Exaltations by Richard Garfinkle (late ‘70’s?). We first encounter Peter Refton, a biographer, on the battlefield in Afghanistan. When a bullet hits his head, what looked like the end turns out to be an opening into an unfamiliar multiverse with misty archipelagos reminiscent of computer games, where we meet a Carolingian knight, a Chinese ancestress/goddess, and a sorceress, where lives are reborn and sometimes time can be avoided altogether. Grandfather Quest emerges as Refton’s adversary. Stories have a life of their own, and Peter resists being sucked into participating in the same old quest plot in the overarching struggle between life and story. Beings transform, age, and become young. Words, ideas, histories, polemics, places, tumble out in profusion. This book constantly knocks you off your perch. Just when you think, “Well, here’s the nub that explains it all,” another voice enters to turn things around.
Nov 23, 2019
Murder at the Columbarium by Emily Gallo ’67. This is the third novel of Emily’s I have read with Jonestown survivor Jed as the protagonist. Having found a way to go forward as caretaker for this facility for cremains, Jed has also maintained a network of friends and a committed partner, Monica. A character of great empathy, Jed found in the past that rocking crack babies calmed both the babies and himself as he struggled to keep his past from overwhelming him.

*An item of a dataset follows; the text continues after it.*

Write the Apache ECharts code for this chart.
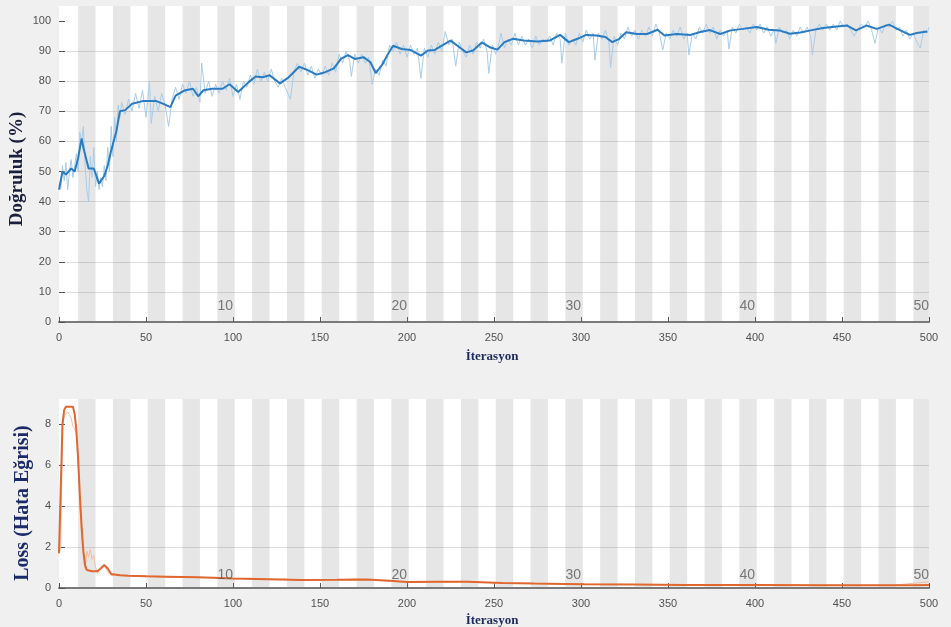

Now he finds himself in the midst of a murder mystery. After coming upon the body of a young woman wearing a hijab on the grounds of the Columbarium, he is startled to also find with her a healthy baby. Clues lead to a pot farm, international drug traffic, and some harsh Pakistani customs. The plot is well-paced and keeps the reader guessing as the facts unfold. Malcolm, whom I first met in Venice Beach, comes back to play an important role, and Jed’s baby rocking skills come in handy. Though a brutal murder is at the center of the story, the book provides a heartfelt, humanizing look at those often marginalized by society: the trans, the HIV positive, the poor, and even the skinhead.